How Does an Aesthetic Object Happen? Emergence, Disappearance, Multiplicity

Cultural Sociology. 2018. Vol. 12. No. 4. P. 478-498.

Studying visual and plastic arts, social researchers tend to assume that an aesthetic object is pre-given to a viewer who does not participate in the process of the object’s becoming. They problematise the aesthetic status of an artwork, but not its objectness. This paper shows that audience perception, considered as interaction and situated practice, does not merely define the meanings and emotions attached to a certain object, but plays a constitutive role in the objects’ physical state and its very existence as an object, i.e. as an integrated unity extracted from its surroundings and affording a direct, intensive encounter. Synthesizing the conceptual resources of Hennion’s pragmatics of taste, Simmel’s aesthetic theory, gestalt theory, and social phenomenology, I explain various ways whereby an object in the situation of perception happens and achieves a certain mode of existence or fails to happen and disappears.

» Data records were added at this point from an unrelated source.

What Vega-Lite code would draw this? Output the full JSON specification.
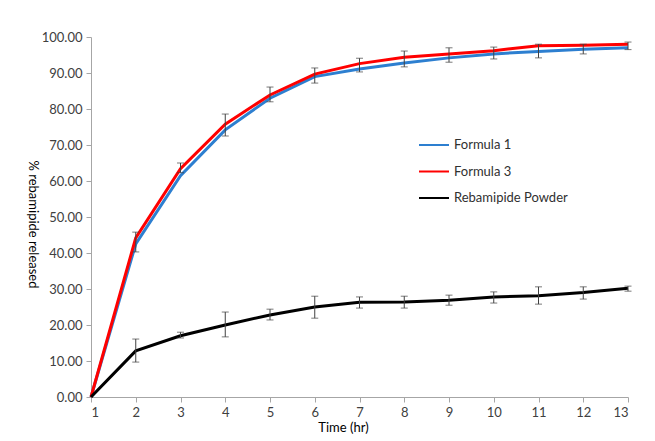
{
  "$schema": "https://vega.github.io/schema/vega-lite/v6.json",
  "autosize": "none",
  "width": 537,
  "height": 360,
  "padding": {"left": 91, "top": 37, "right": 27, "bottom": 44},
  "background": "white",
  "config": {
    "view": {"stroke": null},
    "font": "Lato",
    "axis": {"grid": false, "domainColor": "#a6a6a6", "tickColor": "#a6a6a6", "labelColor": "#404040", "labelFont": "Lato", "labelFontSize": 13, "labelOverlap": false, "titleFont": "Lato", "titleFontWeight": "normal", "titleColor": "#000000", "titleFontSize": 13}
  },
  "data": {"values": [
    {"time": 1, "series": "Formula 1", "value": 0, "lo": 0, "hi": 0},
    {"time": 2, "series": "Formula 1", "value": 42.5, "lo": 40.3, "hi": 45.8},
    {"time": 3, "series": "Formula 1", "value": 61.5, "lo": 62.3, "hi": 65.0},
    {"time": 4, "series": "Formula 1", "value": 74.2, "lo": 72.5, "hi": 78.6},
    {"time": 5, "series": "Formula 1", "value": 83.0, "lo": 82.0, "hi": 86.1},
    {"time": 6, "series": "Formula 1", "value": 89.0, "lo": 87.2, "hi": 91.4},
    {"time": 7, "series": "Formula 1", "value": 91.1, "lo": 90.3, "hi": 94.1},
    {"time": 8, "series": "Formula 1", "value": 92.8, "lo": 91.7, "hi": 96.1},
    {"time": 9, "series": "Formula 1", "value": 94.2, "lo": 93.0, "hi": 97.0},
    {"time": 10, "series": "Formula 1", "value": 95.3, "lo": 93.9, "hi": 97.2},
    {"time": 11, "series": "Formula 1", "value": 96.0, "lo": 94.2, "hi": 98.0},
    {"time": 12, "series": "Formula 1", "value": 96.6, "lo": 95.3, "hi": 98.0},
    {"time": 13, "series": "Formula 1", "value": 97.0, "lo": 96.5, "hi": 98.6},
    {"time": 1, "series": "Formula 3", "value": 0},
    {"time": 2, "series": "Formula 3", "value": 44.2},
    {"time": 3, "series": "Formula 3", "value": 63.4},
    {"time": 4, "series": "Formula 3", "value": 75.8},
    {"time": 5, "series": "Formula 3", "value": 83.9},
    {"time": 6, "series": "Formula 3", "value": 89.7},
    {"time": 7, "series": "Formula 3", "value": 92.6},
    {"time": 8, "series": "Formula 3", "value": 94.4},
    {"time": 9, "series": "Formula 3", "value": 95.3},
    {"time": 10, "series": "Formula 3", "value": 96.2},
    {"time": 11, "series": "Formula 3", "value": 97.6},
    {"time": 12, "series": "Formula 3", "value": 97.7},
    {"time": 13, "series": "Formula 3", "value": 98.0},
    {"time": 1, "series": "Rebamipide Powder", "value": 0, "lo": 0, "hi": 0},
    {"time": 2, "series": "Rebamipide Powder", "value": 12.8, "lo": 9.7, "hi": 16.1},
    {"time": 3, "series": "Rebamipide Powder", "value": 17.0, "lo": 16.4, "hi": 18.0},
    {"time": 4, "series": "Rebamipide Powder", "value": 20.0, "lo": 16.7, "hi": 23.6},
    {"time": 5, "series": "Rebamipide Powder", "value": 22.8, "lo": 21.4, "hi": 24.4},
    {"time": 6, "series": "Rebamipide Powder", "value": 25.0, "lo": 21.9, "hi": 28.0},
    {"time": 7, "series": "Rebamipide Powder", "value": 26.3, "lo": 24.7, "hi": 27.8},
    {"time": 8, "series": "Rebamipide Powder", "value": 26.4, "lo": 24.7, "hi": 28.0},
    {"time": 9, "series": "Rebamipide Powder", "value": 26.9, "lo": 25.5, "hi": 28.3},
    {"time": 10, "series": "Rebamipide Powder", "value": 27.8, "lo": 26.1, "hi": 29.2},
    {"time": 11, "series": "Rebamipide Powder", "value": 28.1, "lo": 25.8, "hi": 30.6},
    {"time": 12, "series": "Rebamipide Powder", "value": 29.0, "lo": 27.2, "hi": 30.6},
    {"time": 13, "series": "Rebamipide Powder", "value": 30.2, "lo": 29.4, "hi": 30.8}
  ]},
  "layer": [
    {
      "mark": {"type": "line", "strokeWidth": 3},
      "encoding": {
        "x": {"field": "time", "type": "quantitative", "scale": {"domain": [1, 13], "nice": false},
              "axis": {"values": [1,2,3,4,5,6,7,8,9,10,11,12,13], "title": "Time (hr)", "tickSize": 5, "labelPadding": 4, "titlePadding": 2, "titleX": 252, "labelOverlap": false}},
        "y": {"field": "value", "type": "quantitative", "scale": {"domain": [0, 100], "nice": false},
              "axis": {"values": [0,10,20,30,40,50,60,70,80,90,100], "format": ".2f", "title": "% rebamipide released", "titleAngle": 90, "titleY": 187, "tickSize": 5, "labelPadding": 4, "titlePadding": 16, "labelOverlap": false}},
        "color": {"field": "series", "type": "nominal",
                  "scale": {"domain": ["Formula 1", "Formula 3", "Rebamipide Powder"], "range": ["#2d7fd0", "#ff0000", "#000000"]},
                  "legend": {"title": null, "orient": "none", "legendX": 327, "legendY": 92, "symbolType": "stroke", "symbolSize": 900, "symbolStrokeWidth": 2, "labelFontSize": 13, "labelColor": "#303030", "labelFont": "Lato", "rowPadding": 3.5, "labelOffset": 4}}
      }
    },
    {
      "transform": [{"filter": "datum.hi > 0"}],
      "mark": {"type": "errorbar", "ticks": {"size": 7}, "color": "#404040", "thickness": 1},
      "encoding": {
        "x": {"field": "time", "type": "quantitative",
              "axis": {"values": [1,2,3,4,5,6,7,8,9,10,11,12,13], "title": "Time (hr)", "tickSize": 5, "labelPadding": 4, "titlePadding": 2, "titleX": 252, "labelOverlap": false}},
        "y": {"field": "lo", "type": "quantitative",
              "axis": {"values": [0,10,20,30,40,50,60,70,80,90,100], "format": ".2f", "title": "% rebamipide released", "titleAngle": 90, "titleY": 187, "tickSize": 5, "labelPadding": 4, "titlePadding": 16, "labelOverlap": false}},
        "y2": {"field": "hi"}
      }
    }
  ]
}
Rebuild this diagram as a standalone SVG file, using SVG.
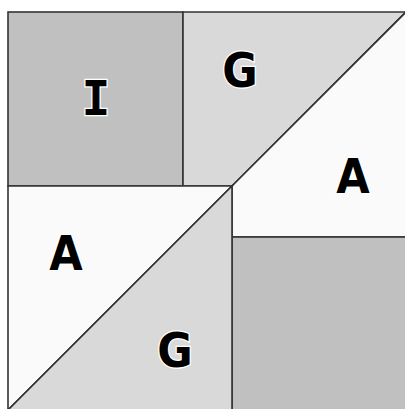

The paper is based on three empirical examples derived from the ethnographic study of the open-air land art/architectural festival ‘Archstoyanie’. The first case illustrates how an object is extracted from the environment and the festival’s infrastructure; the second, how the visitors destroy the incomplete boundaries of an object so that it dissolves into the surroundings; and the third, how an object maintains its integrity despite its inner complexity and multiple centres attracting the visitors’ attention.